MSc Biodiversity and Global Change Degree Overview
The MSc Biodiversity and Global Change provides a grounding in the science that is essential for tackling the biodiversity crisis in an era of global change. The MSc provides vocational training for those developing careers in applied conservation, environmental policy, and environmental management. This new programme took its first cohort in 2021.
Biodiversity provides many benefits to people, for example by pollinating crops, controlling pests, promoting soil fertility, and providing goods and aesthetic pleasure. Yet biodiversity is threatened, with global and local extinctions and widespread population declines driven by factors including land use change, climate change, overharvesting and invasive species.
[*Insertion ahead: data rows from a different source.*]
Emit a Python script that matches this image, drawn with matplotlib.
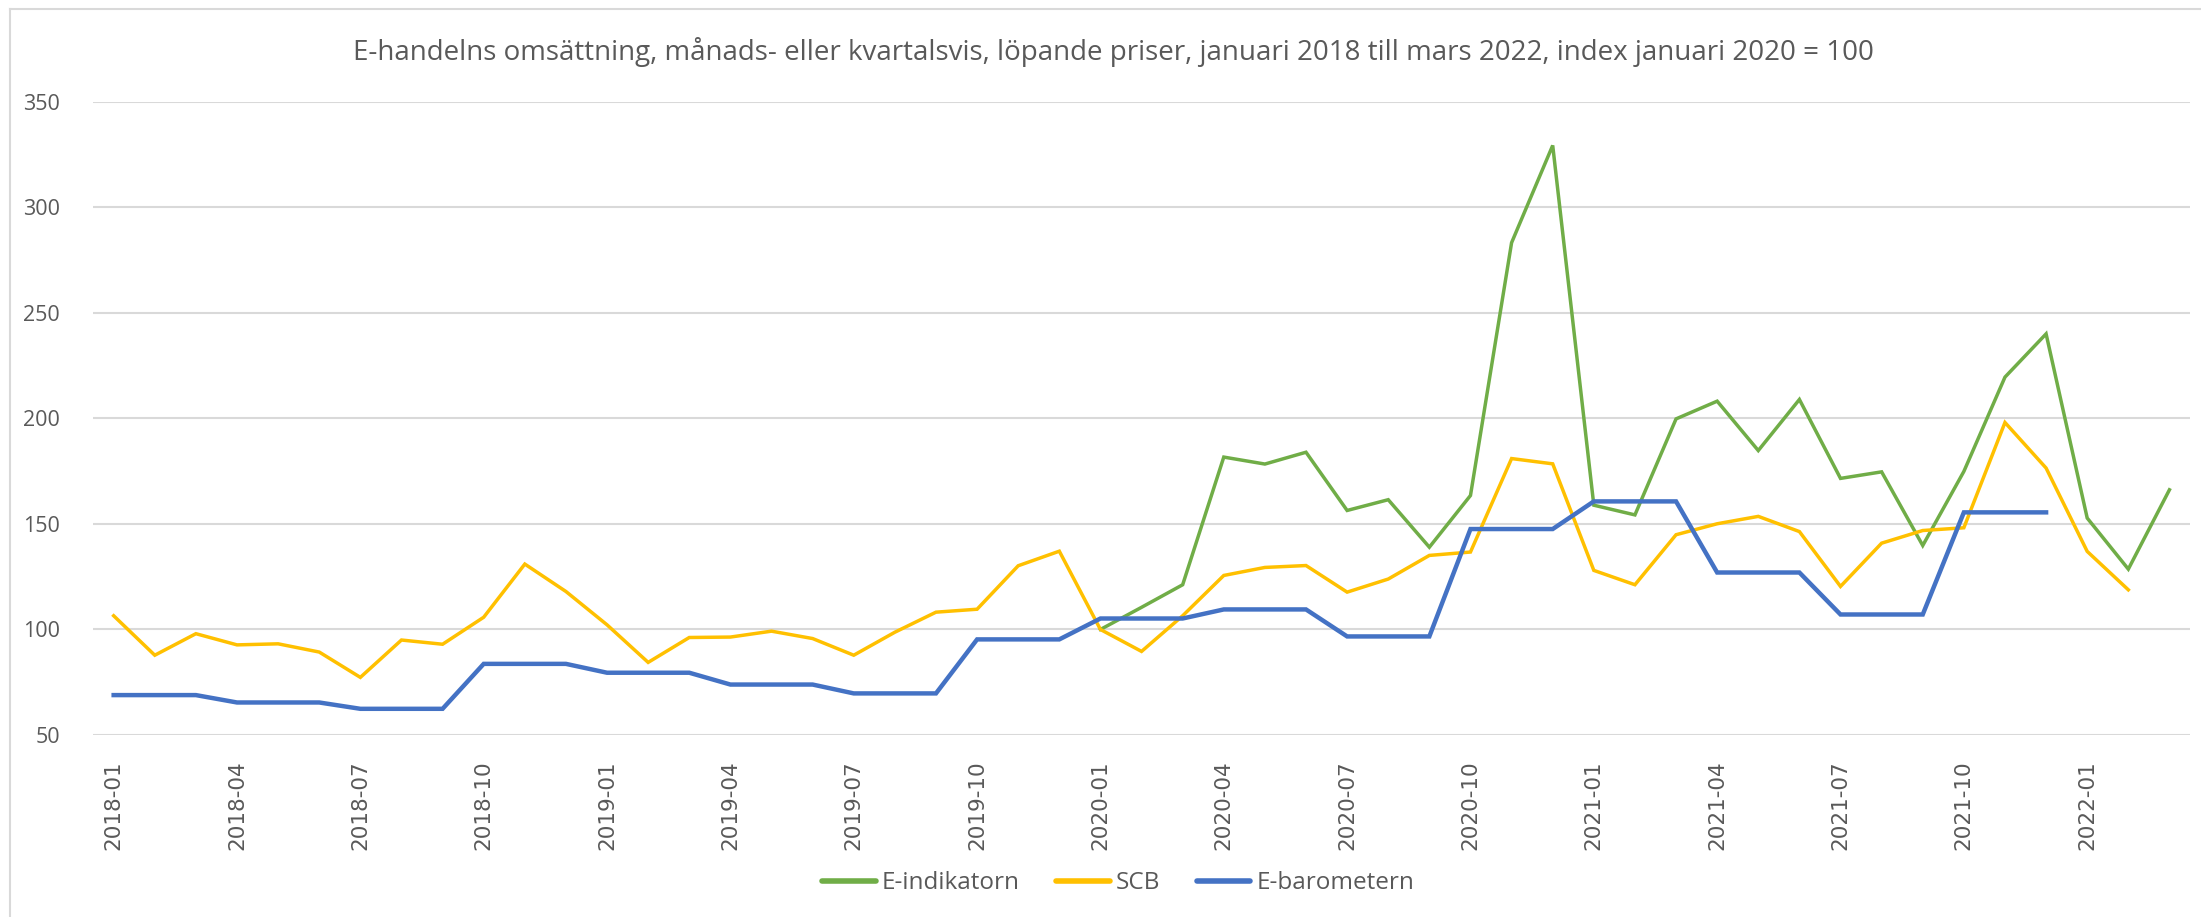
import matplotlib
matplotlib.use("Agg")
import matplotlib.pyplot as plt
from matplotlib.lines import Line2D

# Data (index januari 2020 = 100)
months = [f"{y}-{m:02d}" for y in range(2018, 2023) for m in range(1, 13)][:51]

scb = [106.5, 87.8, 98.0, 92.7, 93.2, 89.3, 77.3, 95.0, 93.0, 105.8, 131.0, 118.0,
       102.2, 84.4, 96.2, 96.4, 99.2, 95.7, 87.8, 98.7, 108.2, 109.6, 130.2, 137.1,
       100.0, 89.6, 106.5, 125.6, 129.4, 130.3, 117.7, 123.9, 135.1, 136.7, 181.0, 178.5,
       128.0, 121.2, 144.9, 150.1, 153.6, 146.4, 120.4, 140.9, 146.9, 148.2, 198.1, 176.5,
       137.0, 118.8, None]

e_indikatorn = [None] * 24 + [
    100.0, 110.5, 121.2, 181.7, 178.4, 184.0, 156.4, 161.5, 139.0, 163.5, 283.3, 329.4,
    158.9, 154.3, 199.8, 208.2, 184.8, 209.0, 171.6, 174.7, 139.8, 174.9, 219.6, 240.1,
    152.8, 128.6, 166.2]

# quarterly values, repeated for each month in the quarter
e_barometern_q = [68.9, 65.4, 62.4, 83.7, 79.5, 73.9, 69.7, 95.3,
                  105.2, 109.5, 96.7, 147.6, 160.7, 127.0, 107.1, 155.5]
e_barometern = [v for v in e_barometern_q for _ in range(3)] + [None] * 3

series = [("E-indikatorn", e_indikatorn, "#70AD47", 2.5),
          ("SCB", scb, "#FFC000", 2.5),
          ("E-barometern", e_barometern, "#4472C4", 3.2)]

font = ["Open Sans", "DejaVu Sans"]
grey = "#595959"

fig = plt.figure(figsize=(22.01, 9.17), dpi=100)
ax = fig.add_axes([0.0423, 0.1985, 0.9527, 0.6903])

x = list(range(len(months)))
handles = []
for name, vals, col, lw in series:
    yv = [float("nan") if v is None else v for v in vals]
    ax.plot(x, yv, color=col, lw=lw, solid_joinstyle="miter")
    handles.append(Line2D([0], [0], color=col, lw=4, solid_capstyle="round"))

ax.set_xlim(-0.5, len(months) - 0.5)
ax.set_ylim(50, 350)
ax.set_yticks(range(50, 351, 50))
ax.set_yticklabels([str(v) for v in range(50, 351, 50)], family=font, fontsize=15.5, color=grey)
ax.set_xticks(x[::3])
ax.set_xticklabels(months[::3], rotation=90, fontsize=15.5, color=grey, family="DejaVu Sans")
ax.tick_params(axis="both", length=0)
ax.tick_params(axis="y", pad=24)
ax.tick_params(axis="x", pad=18)
ax.grid(axis="y", color="#D9D9D9", lw=1.5)
ax.set_axisbelow(True)
for s in ax.spines.values():
    s.set_visible(False)

fig.text(0.506, 0.943, "E-handelns omsättning, månads- eller kvartalsvis, löpande priser, "
         "januari 2018 till mars 2022, index januari 2020 = 100",
         ha="center", va="center", family=font, fontsize=20, color=grey)

fig.legend(handles, [s[0] for s in series], loc="center", bbox_to_anchor=(0.508, 0.037),
           ncol=3, frameon=False, prop={"family": font, "size": 17.5},
           handlelength=2.2, handletextpad=0.25, columnspacing=1.5, labelcolor=grey)

# outer chart border (top and left visible)
fig.add_artist(Line2D([10 / 2201, 1], [1 - 9 / 917, 1 - 9 / 917], color="#D9D9D9", lw=1.5))
fig.add_artist(Line2D([10 / 2201, 10 / 2201], [0, 1 - 9 / 917], color="#D9D9D9", lw=1.5))

fig.savefig("out.png", dpi=100)
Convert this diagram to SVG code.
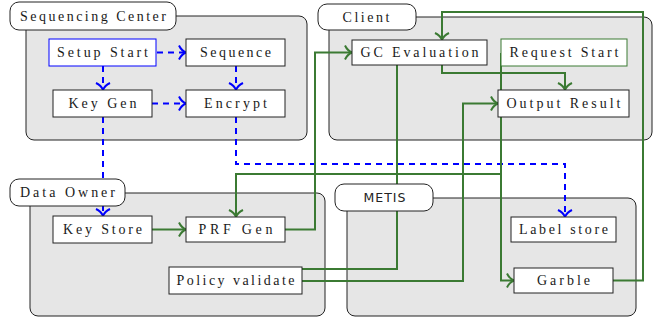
<svg xmlns="http://www.w3.org/2000/svg" width="653" height="320" viewBox="0 0 653 320">
<style>
.cont{fill:#e6e6e6;stroke:#222;stroke-width:1}
.pill{fill:#fff;stroke:#222;stroke-width:1}
.box{fill:#fff;stroke:#222;stroke-width:1}
.t{font-family:"Liberation Serif","DejaVu Serif",serif;font-size:14px;fill:#1a1a1a;text-anchor:middle}
.s{font-family:"DejaVu Sans","Liberation Sans",sans-serif;font-size:12.5px;fill:#222;text-anchor:middle}
.bl{fill:none;stroke:#0000ff;stroke-width:2;stroke-dasharray:6 5}
.gr{fill:none;stroke:#3b7a33;stroke-width:2}
</style>
<defs>
<marker id="ab" markerUnits="userSpaceOnUse" markerWidth="16" markerHeight="18" viewBox="-9 -9 11 18" refX="0" refY="0" orient="auto">
<path d="M-7,-7 C-5,-2.8 -1.6,-0.6 0,0 C-1.6,0.6 -5,2.8 -7,7" fill="none" stroke="#0000ff" stroke-width="2"/>
</marker>
<marker id="ag" markerUnits="userSpaceOnUse" markerWidth="16" markerHeight="18" viewBox="-9 -9 11 18" refX="0" refY="0" orient="auto">
<path d="M-7,-7 C-5,-2.8 -1.6,-0.6 0,0 C-1.6,0.6 -5,2.8 -7,7" fill="none" stroke="#3b7a33" stroke-width="2"/>
</marker>
</defs>

<g id="sequencing-center-area"><rect class="cont" x="26" y="16" width="281" height="124" rx="8"/></g>
<g id="client-area"><rect class="cont" x="329" y="17" width="323" height="123" rx="8"/></g>
<g id="data-owner-area"><rect class="cont" x="30" y="193" width="295" height="123" rx="8"/></g>
<g id="metis-area"><rect class="cont" x="347" y="198" width="289" height="118" rx="8"/></g>

<g id="connectors">
<path class="bl" d="M157,52.5 H186" marker-end="url(#ab)"/>
<path class="bl" d="M103,66 V90" marker-end="url(#ab)"/>
<path class="bl" d="M236,66 V90" marker-end="url(#ab)"/>
<path class="bl" d="M152,103.5 H186" marker-end="url(#ab)"/>
<path class="bl" d="M103,117 V216" marker-end="url(#ab)"/>
<path class="bl" d="M236,117 V164 H565 V217" marker-end="url(#ab)"/>
<path class="gr" d="M152,229.5 H186" marker-end="url(#ag)"/>
<path class="gr" d="M285,229.5 H315 V52.5 H352" marker-end="url(#ag)"/>
<path class="gr" d="M613,280.5 H643 V12 H442 V40" marker-end="url(#ag)"/>
<path class="gr" d="M442,65 V73 H565 V90" marker-end="url(#ag)"/>
<path class="gr" d="M302,269 H397 V65"/>
<path class="gr" d="M302,281 H463 V103.5 H498" marker-end="url(#ag)"/>
<path class="gr" d="M501,53 V280.5 H514" marker-end="url(#ag)"/>
<path class="gr" d="M501,174 H236 V217" marker-end="url(#ag)"/>
</g>

<g id="sequencing-center-label"><rect class="pill" x="10" y="2" width="166" height="28" rx="9"/><text class="t" x="93" y="20.5" textLength="146" lengthAdjust="spacing">Sequencing Center</text></g>
<g id="client-label"><rect class="pill" x="318" y="4" width="98" height="26" rx="9"/><text class="t" x="366" y="21.5" textLength="47" lengthAdjust="spacing">Client</text></g>
<g id="data-owner-label"><rect class="pill" x="10" y="179" width="115" height="27" rx="9"/><text class="t" x="67.5" y="197" textLength="95" lengthAdjust="spacing">Data Owner</text></g>
<g id="metis-label"><rect class="pill" x="335" y="184" width="98" height="27" rx="9"/><text class="s" x="384.5" y="202" textLength="42" lengthAdjust="spacing">METIS</text></g>

<g id="setup-start"><rect class="box" x="49" y="39" width="107" height="27" style="stroke:#0000ff"/><text class="t" x="102.5" y="57" textLength="91" lengthAdjust="spacing">Setup Start</text></g>
<g id="sequence"><rect class="box" x="186" y="39" width="99" height="27"/><text class="t" x="235.5" y="57" textLength="71" lengthAdjust="spacing">Sequence</text></g>
<g id="key-gen"><rect class="box" x="53" y="90" width="99" height="27"/><text class="t" x="102.5" y="108" textLength="68" lengthAdjust="spacing">Key Gen</text></g>
<g id="encrypt"><rect class="box" x="186" y="90" width="99" height="27"/><text class="t" x="235.5" y="108" textLength="63" lengthAdjust="spacing">Encrypt</text></g>
<g id="gc-evaluation"><rect class="box" x="352" y="40" width="135" height="25"/><text class="t" x="419.5" y="57" textLength="118" lengthAdjust="spacing">GC Evaluation</text></g>
<g id="request-start"><rect class="box" x="501" y="39" width="126" height="27" style="stroke:#3b7a33"/><text class="t" x="564" y="57" textLength="109" lengthAdjust="spacing">Request Start</text></g>
<g id="output-result"><rect class="box" x="498" y="90" width="131" height="27"/><text class="t" x="563.5" y="108" textLength="114" lengthAdjust="spacing">Output Result</text></g>
<g id="key-store"><rect class="box" x="53" y="216" width="99" height="27"/><text class="t" x="102.5" y="234" textLength="79" lengthAdjust="spacing">Key Store</text></g>
<g id="prf-gen"><rect class="box" x="186" y="217" width="99" height="25"/><text class="t" x="235.5" y="234" textLength="74" lengthAdjust="spacing">PRF Gen</text></g>
<g id="policy-validate"><rect class="box" x="169" y="267" width="133" height="27"/><text class="t" x="235.5" y="285" textLength="118" lengthAdjust="spacing">Policy validate</text></g>
<g id="label-store"><rect class="box" x="511" y="217" width="105" height="25"/><text class="t" x="563.5" y="234" textLength="89" lengthAdjust="spacing">Label store</text></g>
<g id="garble"><rect class="box" x="514" y="268" width="99" height="25"/><text class="t" x="563.5" y="285" textLength="53" lengthAdjust="spacing">Garble</text></g>
</svg>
Maintaining biodiversity is crucial for supporting economic and social development, as recognized in the UN’s Sustainable Development Goals and through initiatives such as the Intergovernmental Science-Policy Platform on Biodiversity and Ecosystem Services (IPBES). To understand biodiversity and prevent further loss, we need to meld approaches from ecology, evolution and conservation biology.
Course benefits
Students have access to excellent facilities, including the field station at Blakeney Point in Norfolk, our on-site museum, the Grant Museum of Zoology and the UCL Cruciform Hub.
Our research-led teaching also takes advantage of our links with other top London institutions such as the Natural History Museum and ZSL London Zoo.
Taught in the Division of Biosciences, we offer a breadth of biological education unmatched in almost any other UK university.
Learning objectives
- Understand the science of biodiversity, including key concepts in macroecology, evolutionary biology, global change biology, and conservation biology.
- Understand the scientific methods that underpin the study of biodiversity, including ecological and evolutionary models, statistics, and experimental design.
- Understand how biodiversity conservation relates to human wellbeing and learn tools and skills of applied biodiversity conservation.
- Link academic research to applied conservation challenges, including engaging with leading conservation organisations.
- Develop skills in communicating biodiversity science to a non-specialist audience.
Modules
Compulsory modules
Optional modules
2022 Field Trip: Blakeney Point
The trip, which involved students staying on Blakeney Point for two to three nights, provides students with their first exposure to teaching on their course, and aims to encourage them to think about experimental design, how to design a protocol for field sampling to solve a specific problem, and collect data following said protocol. This introduces them to some of the problems they may experience whilst working with biological samples and sampling.
UCL has been running field trips to Blakeney Point for over a century. Students arrive by boat in small groups and are often the only people staying on the Point at one time. During their stay, students are able to see the habitat of an array of residential and migratory wildlife.
Professor Tim Blackburn states: “The Blakeney field trip is a great way for us to get to know the students – and for the students to get to know each other – against the backdrop of one of England’s oldest nature reserves." You can read about the 2022 visit to Blakeney Point in this article: Latest News from Blakeney Point.
Career Opportunities
The MSc will provide vocational training for those developing careers in applied conservation, environmental policy, and environmental management.
There is growing need for individuals with strong grounding in these disciplines to play central roles in tackling this challenge within different sectors, including government departments, NGOs, businesses, and academia. We can meet this need due to our long experience with teaching methods in biology that promote biodiversity education and how they support biodiversity learning.